En écho à notre épisode « Cap Ferret : clap de fin ? »
D’une voix patiente et rodée à l’exercice, Vincent Bawedin, docteur en géographie, vulgarise au téléphone les termes scientifiques liés à l’érosion. Le chargé de mission « gestion du trait de côte et de la bande côtière » nous envoie également la documentation produite par son employeur, la communauté de communes des Grands Lacs, dans les Landes. Le prospectus explique que l’érosion « est normale. Le littoral est une zone d’échange entre la terre et l’océan. Son équilibre réside dans le fait d’être instable ».
Concrètement, tous les hivers, une partie du sable des dunes est emportée vers le large par les tempêtes, avant de revenir sur les plages l’été. « Mais comme les tempêtes sont de plus en plus fréquentes, le sable revient moins. » Le trait de côte, intersection de la terre et de la mer à marée haute, se rapproche inexorablement des infrastructures.
Le Grand Hôtel et deux villas menacés ?
Selon lui, le phénomène menace à court terme trois bâtiments emblématiques de Biscarrosse, le Grand Hôtel de la Plage et deux villas, « Les Embruns » et « La Rafale », qui abritent des appartements. « Selon les dernières projections réalisées, en 2 025 le trait de côte coupera les bâtiments ». La mairie de Biscarrosse n’a pas attendu cette date pour s’inquiéter. En juin 2019, elle a signé deux arrêtés pour interdire l’accès à une partie de la terrasse du Grand Hôtel ainsi qu’aux appartements de « La Rafale », sous motif de péril imminent. Dispositif complété en décembre 2020 par des arrêtés temporaires d’évacuation, en prévision de la tempête Bella.
L’affaire est arrivée au tribunal administratif de Pau car les copropriétaires de « La Rafale » contestent l’urgence du danger. « Personne ne met en doute le fait qu’on a un problème avec le trait de côte, mais la question est de savoir si la mairie pouvait, à ce moment-là, prendre un arrêté de péril imminent », explique leur avocat, Maître Vincent Poudampa, qui souligne que deux ans plus tard, les villas sont toujours debout. « Ce qu’il aurait plutôt fallu faire, c’est dire : dans cinq, dix ans, on aura un problème ».

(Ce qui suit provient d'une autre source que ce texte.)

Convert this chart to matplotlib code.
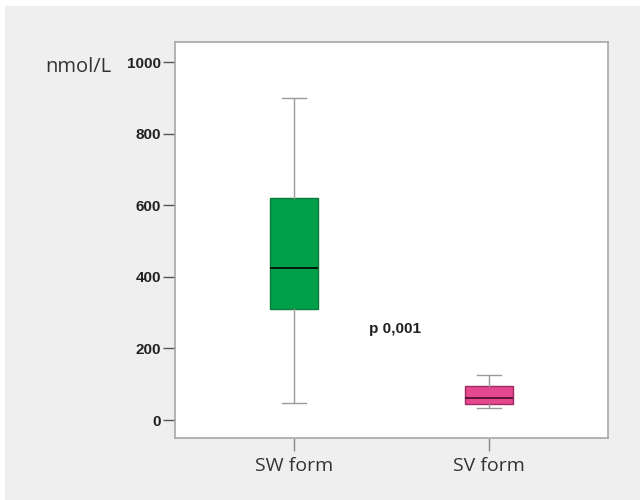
import numpy as np
import matplotlib
matplotlib.use("Agg")
from matplotlib import pyplot as plt
from matplotlib.patches import Rectangle

# box statistics (nmol/L)
groups = ["SW form", "SV form"]
whislo = [47, 34]
q1 = [310, 45]
med = [424, 62]
q3 = [620, 95]
whishi = [900, 126]
box_colors = ["#00a04a", "#e5488f"]
edge_colors = ["#0b7a3a", "#a02a62"]
p_text = "p 0,001"
yticks = [0, 200, 400, 600, 800, 1000]

stats = []
for i in range(len(groups)):
    stats.append({"label": groups[i], "whislo": whislo[i], "q1": q1[i],
                  "med": med[i], "q3": q3[i], "whishi": whishi[i], "fliers": []})

fig = plt.figure(figsize=(6.4, 5), dpi=100, facecolor="white")
fig.patches.append(Rectangle((5 / 640, 0), 1, 1 - 6 / 500, transform=fig.transFigure,
                             facecolor="#efefef", edgecolor="none", zorder=-10))

ax = fig.add_axes([175 / 640, 1 - 438 / 500, (608 - 175) / 640, (438 - 42) / 500])
ax.set_facecolor("white")

bp = ax.bxp(stats, positions=[1, 2], widths=0.25, patch_artist=True,
            showfliers=False,
            whiskerprops=dict(color="#9a9a9a", linewidth=1),
            capprops=dict(color="#9a9a9a", linewidth=1),
            capwidths=0.125)
for i, box in enumerate(bp["boxes"]):
    box.set_facecolor(box_colors[i])
    box.set_edgecolor(edge_colors[i])
    box.set_linewidth(1)
for i, m in enumerate(bp["medians"]):
    m.set_color("black" if i == 0 else "#4a0a28")
    m.set_linewidth(1.2)

ax.set_xlim(0.39, 2.61)
ax.set_ylim(-50, 1056)
ax.set_yticks(yticks)
ax.set_yticklabels([str(v) for v in yticks], fontfamily="Liberation Sans",
                   fontweight="bold", fontsize=11, color="#222222")
ax.set_xticks([1, 2])
ax.set_xticklabels(groups, fontfamily="Open Sans", fontsize=14, color="#333333")
ax.tick_params(axis="y", length=9, width=1, color="#555555", pad=1)
ax.tick_params(axis="x", length=9, width=1, color="#888888", pad=5)
for s in ax.spines.values():
    s.set_color("#a8a8a8")
    s.set_linewidth(1.2)

ax.text(1.518, 254, p_text, ha="center", va="center", fontfamily="Liberation Sans",
        fontweight="bold", fontsize=11, color="#222222")
fig.text(78 / 640, 1 - 67 / 500, "nmol/L", ha="center", va="center",
         fontfamily="Open Sans", fontsize=14.5, color="#333333")

fig.savefig("out.png", dpi=100, facecolor=fig.get_facecolor())
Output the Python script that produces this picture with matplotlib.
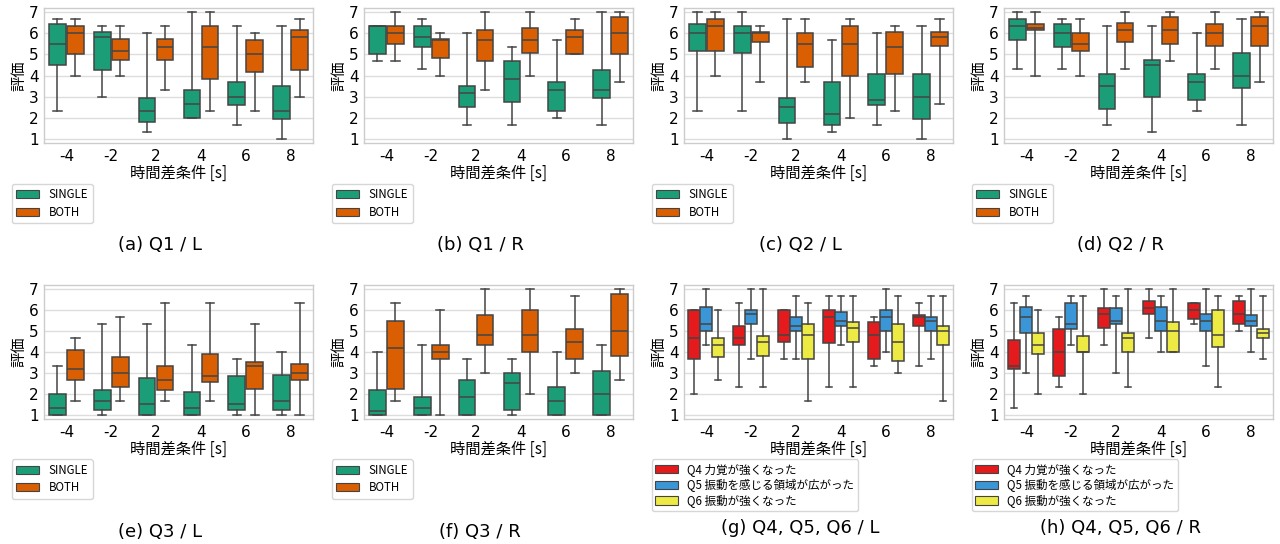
import matplotlib
matplotlib.use("Agg")
import matplotlib.pyplot as plt
from matplotlib.patches import Patch

# x categories (time difference condition, seconds)
CONDITIONS = ["-4", "-2", "2", "4", "6", "8"]

# each row: whisker low, Q1, median, Q3, whisker high
Q1L_SINGLE = [[2.33, 4.50, 5.50, 6.42, 6.67], [3.00, 4.25, 5.83, 6.08, 6.33], [1.33, 1.81, 2.33, 2.92, 6.00],
              [2.00, 2.00, 2.67, 3.33, 7.00], [1.67, 2.58, 3.00, 3.67, 6.33], [1.00, 1.92, 2.33, 3.50, 6.33]]
Q1L_BOTH = [[4.00, 5.00, 6.00, 6.33, 6.67], [4.00, 4.75, 5.17, 5.75, 6.33], [3.33, 4.75, 5.33, 5.75, 6.33],
            [2.33, 3.83, 5.33, 6.33, 7.00], [2.33, 4.17, 5.00, 5.67, 6.00], [3.00, 4.25, 5.83, 6.17, 6.67]]

Q1R_SINGLE = [[4.67, 5.00, 6.33, 6.33, 6.33], [4.33, 5.33, 5.83, 6.33, 6.67], [1.67, 2.50, 3.17, 3.50, 6.00],
              [1.67, 2.75, 3.83, 4.67, 5.33], [2.00, 2.33, 3.33, 3.67, 5.67], [1.67, 2.92, 3.33, 4.25, 7.00]]
Q1R_BOTH = [[4.67, 5.50, 6.00, 6.33, 7.00], [4.00, 4.83, 5.67, 5.75, 6.00], [3.33, 4.67, 5.67, 6.17, 7.00],
            [4.00, 5.08, 5.67, 6.25, 7.00], [5.00, 5.00, 5.83, 6.17, 6.67], [3.67, 5.00, 6.00, 6.75, 7.00]]

Q2L_SINGLE = [[2.33, 5.17, 6.00, 6.42, 7.00], [2.33, 5.08, 6.00, 6.33, 7.00], [1.00, 1.73, 2.50, 2.92, 6.67],
              [1.33, 1.67, 2.17, 3.67, 5.67], [1.67, 2.58, 2.83, 4.08, 6.00], [1.00, 1.92, 3.00, 4.08, 6.33]]
Q2L_BOTH = [[4.00, 5.17, 6.33, 6.67, 7.00], [3.67, 5.58, 6.00, 6.08, 6.33], [3.67, 4.42, 5.50, 6.00, 6.67],
            [2.00, 4.00, 5.50, 6.33, 6.67], [2.33, 4.08, 5.33, 6.08, 6.33], [2.67, 5.42, 5.83, 6.08, 6.67]]

Q2R_SINGLE = [[4.33, 5.67, 6.33, 6.67, 7.00], [4.33, 5.33, 6.00, 6.42, 6.67], [1.67, 2.42, 3.50, 4.08, 6.33],
              [1.33, 3.00, 4.50, 4.75, 6.33], [2.33, 2.83, 3.67, 4.08, 6.00], [1.67, 3.42, 4.00, 5.08, 6.67]]
Q2R_BOTH = [[4.00, 6.17, 6.25, 6.42, 7.00], [4.00, 5.17, 5.50, 6.00, 6.67], [4.33, 5.58, 6.17, 6.50, 7.00],
            [4.67, 5.50, 6.17, 6.75, 7.00], [4.33, 5.42, 6.00, 6.42, 7.00], [3.67, 5.42, 6.33, 6.75, 7.00]]

Q3L_SINGLE = [[1.00, 1.00, 1.33, 2.00, 3.33], [1.00, 1.25, 1.67, 2.17, 5.33], [1.00, 1.00, 1.50, 2.75, 5.33],
              [1.00, 1.00, 1.33, 2.08, 4.33], [1.00, 1.25, 1.50, 2.83, 3.67], [1.00, 1.25, 1.67, 2.92, 4.00]]
Q3L_BOTH = [[1.67, 2.67, 3.17, 4.08, 4.67], [1.67, 2.33, 3.00, 3.75, 5.67], [1.67, 2.17, 2.67, 3.33, 6.33],
            [1.67, 2.58, 2.83, 3.92, 6.33], [1.00, 2.25, 3.33, 3.50, 5.33], [1.00, 2.67, 3.00, 3.42, 6.33]]

Q3R_SINGLE = [[1.00, 1.00, 1.17, 2.17, 4.00], [1.00, 1.00, 1.33, 1.83, 4.33], [1.00, 1.00, 1.83, 2.67, 3.67],
              [1.00, 1.25, 2.50, 3.00, 3.67], [1.00, 1.00, 1.67, 2.33, 4.00], [1.00, 1.00, 2.00, 3.08, 4.33]]
Q3R_BOTH = [[1.67, 2.25, 4.17, 5.50, 6.33], [1.00, 3.67, 4.00, 4.33, 6.00], [3.00, 4.33, 4.83, 5.75, 7.00],
            [2.00, 4.00, 4.83, 6.00, 7.00], [3.00, 3.67, 4.50, 5.08, 6.67], [2.67, 3.83, 5.00, 6.75, 7.00]]

L_Q4 = [[2.00, 3.67, 4.67, 6.00, 6.00], [2.33, 4.33, 4.67, 5.25, 6.33], [3.67, 4.50, 4.83, 6.00, 6.00],
        [2.33, 4.42, 5.67, 6.00, 6.67], [3.33, 3.67, 4.83, 5.42, 5.67], [3.33, 5.25, 5.67, 5.75, 6.33]]
L_Q5 = [[4.33, 5.00, 5.33, 6.17, 7.00], [3.67, 5.33, 5.83, 6.00, 7.00], [3.67, 5.00, 5.25, 5.67, 6.67],
        [4.33, 5.25, 5.50, 5.92, 6.67], [4.00, 5.00, 5.67, 6.00, 7.00], [3.67, 5.00, 5.50, 5.67, 6.67]]
L_Q6 = [[2.67, 3.75, 4.33, 4.67, 6.00], [2.33, 3.83, 4.50, 4.75, 7.00], [1.67, 3.67, 4.83, 5.33, 6.33],
        [2.33, 4.50, 5.17, 5.42, 6.67], [3.00, 3.58, 4.50, 5.33, 6.67], [1.67, 4.33, 5.00, 5.25, 6.67]]

R_Q4 = [[1.33, 3.17, 3.33, 4.58, 6.33], [2.33, 2.83, 4.00, 5.08, 5.67], [4.33, 5.17, 5.83, 6.08, 7.00],
        [4.67, 5.83, 6.08, 6.42, 7.00], [5.33, 5.58, 6.00, 6.33, 6.33], [5.00, 5.33, 5.83, 6.42, 6.67]]
R_Q5 = [[3.00, 4.92, 5.67, 6.17, 6.67], [4.33, 5.08, 5.33, 6.33, 6.67], [3.00, 5.33, 5.50, 6.08, 6.67],
        [4.00, 5.00, 5.50, 6.17, 6.67], [3.33, 5.00, 5.50, 5.83, 7.00], [4.00, 5.25, 5.50, 5.75, 7.00]]
R_Q6 = [[2.00, 3.92, 4.33, 4.92, 6.00], [2.00, 4.00, 4.00, 4.75, 6.67], [2.33, 4.00, 4.67, 4.92, 7.00],
        [4.00, 4.00, 5.00, 5.42, 7.00], [2.33, 4.25, 4.83, 6.00, 6.67], [3.67, 4.67, 4.92, 5.08, 6.67]]

PAIR_LABELS = ["SINGLE", "BOTH"]
Q_LABELS = ["Q4 力覚が強くなった", "Q5 振動を感じる領域が広がった", "Q6 振動が強くなった"]
CAPTIONS = ["(a) Q1 / L", "(b) Q1 / R", "(c) Q2 / L", "(d) Q2 / R",
            "(e) Q3 / L", "(f) Q3 / R", "(g) Q4, Q5, Q6 / L", "(h) Q4, Q5, Q6 / R"]

C_PAIR = ["#1b9e77", "#d95f02"]
C_Q = ["#e41a1c", "#3a96d6", "#eeea44"]
C_EDGE = "#444444"
JP = ["Noto Sans CJK JP", "DejaVu Sans"]

plt.rcParams.update({
    "font.family": "DejaVu Sans",
    "axes.edgecolor": "#cccccc",
    "axes.linewidth": 1.0,
})


def draw_panel(ax, series, colors, labels, gap):
    n = len(series)
    slot = 0.8 / n
    for k, (vals, color) in enumerate(zip(series, colors)):
        offset = (k - (n - 1) / 2) * slot
        stats = [dict(whislo=v[0], q1=v[1], med=v[2], q3=v[3], whishi=v[4], fliers=[]) for v in vals]
        w = slot - gap
        ax.bxp(stats, positions=[i + offset for i in range(len(vals))],
               widths=w, capwidths=w * 0.5, patch_artist=True, showfliers=False,
               manage_ticks=False,
               boxprops=dict(facecolor=color, edgecolor=C_EDGE, linewidth=1.1),
               whiskerprops=dict(color=C_EDGE, linewidth=1.1),
               capprops=dict(color=C_EDGE, linewidth=1.1),
               medianprops=dict(color=C_EDGE, linewidth=1.1), zorder=3)

    ax.set_xlim(-0.5, len(CONDITIONS) - 0.5)
    ax.set_ylim(0.8, 7.2)
    ax.set_xticks(range(len(CONDITIONS)))
    ax.set_xticklabels(CONDITIONS)
    ax.set_yticks(range(1, 8))
    ax.tick_params(length=0, labelsize=11, pad=4)
    ax.grid(axis="y", color="#dddddd", linewidth=1.0, zorder=0)
    ax.set_axisbelow(True)
    ax.set_xlabel("時間差条件 [s]", family=JP, fontsize=11, labelpad=1)
    ax.set_ylabel("評価", family=JP, fontsize=11, labelpad=1)

    handles = [Patch(facecolor=c, edgecolor=C_EDGE, linewidth=0.8, label=l)
               for c, l in zip(colors, labels)]
    ax.legend(handles=handles, loc="upper left", bbox_to_anchor=(-0.12, -0.30),
              prop={"family": JP, "size": 8.3}, frameon=True, edgecolor="#cccccc",
              fancybox=True, borderaxespad=0, handletextpad=0.8,
              labelspacing=0.4 if n == 2 else 0.25, borderpad=0.4 if n == 2 else 0.3)


fig = plt.figure(figsize=(12.8, 5.44), dpi=100)

panels = [
    ([Q1L_SINGLE, Q1L_BOTH], C_PAIR, PAIR_LABELS),
    ([Q1R_SINGLE, Q1R_BOTH], C_PAIR, PAIR_LABELS),
    ([Q2L_SINGLE, Q2L_BOTH], C_PAIR, PAIR_LABELS),
    ([Q2R_SINGLE, Q2R_BOTH], C_PAIR, PAIR_LABELS),
    ([Q3L_SINGLE, Q3L_BOTH], C_PAIR, PAIR_LABELS),
    ([Q3R_SINGLE, Q3R_BOTH], C_PAIR, PAIR_LABELS),
    ([L_Q4, L_Q5, L_Q6], C_Q, Q_LABELS),
    ([R_Q4, R_Q5, R_Q6], C_Q, Q_LABELS),
]

for idx, (series, colors, labels) in enumerate(panels):
    row, col = divmod(idx, 4)
    left = 44 / 1280 + col * 0.25
    if row == 0:
        bottom, height = 1 - 143 / 544, 135 / 544
        cap_y = 1 - 245 / 544
    else:
        bottom, height = 1 - 419 / 544, 134 / 544
        cap_y = 1 - (528 if len(series) == 3 else 532) / 544
    ax = fig.add_axes([left, bottom, 269 / 1280, height])
    draw_panel(ax, series, colors, labels, gap=0.03 if len(series) == 2 else 0.0)
    fig.text(col * 0.25 + 160 / 1280, cap_y, CAPTIONS[idx], ha="center", va="center", fontsize=13)

fig.savefig("out.png", dpi=100, facecolor="white")
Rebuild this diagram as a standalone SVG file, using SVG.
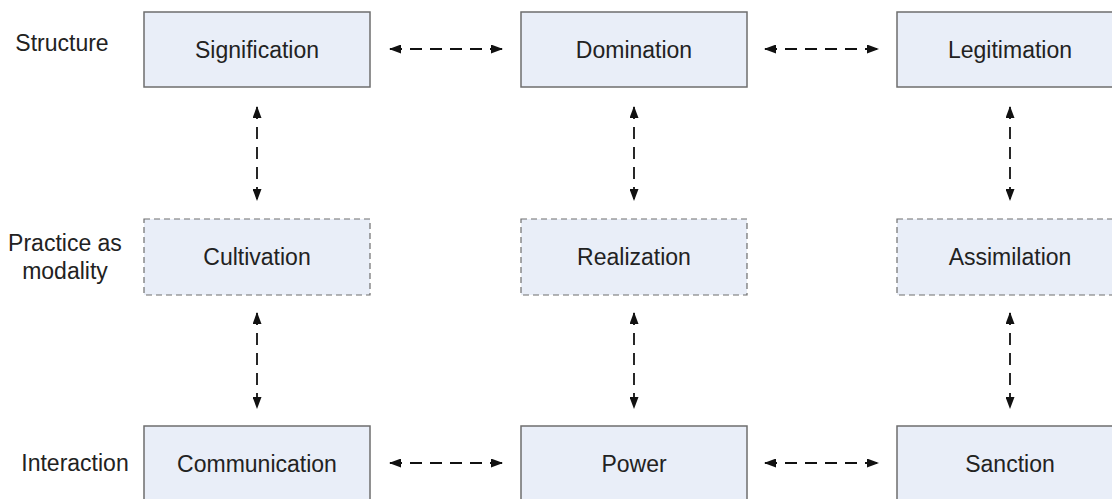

Les arrêtés ayant été suspendus par la justice en mai dernier, les habitants ont donc de nouveau accès à leur logement. Mais le bras de fer n’est pas terminé. Hélène Larrezet, la maire divers-droite de Biscarrosse, maintient que son prédécesseur a eu raison de prendre cet arrêté en 2 019 : « C’est regrettable que l’on puisse penser que cette décision n’était pas fondée. Nous sommes absolument convaincus que nous devons être garants de la sécurité des personnes, et ces bâtiments sont fragilisés ». Un jugement sur le fond est attendu dans les prochains mois.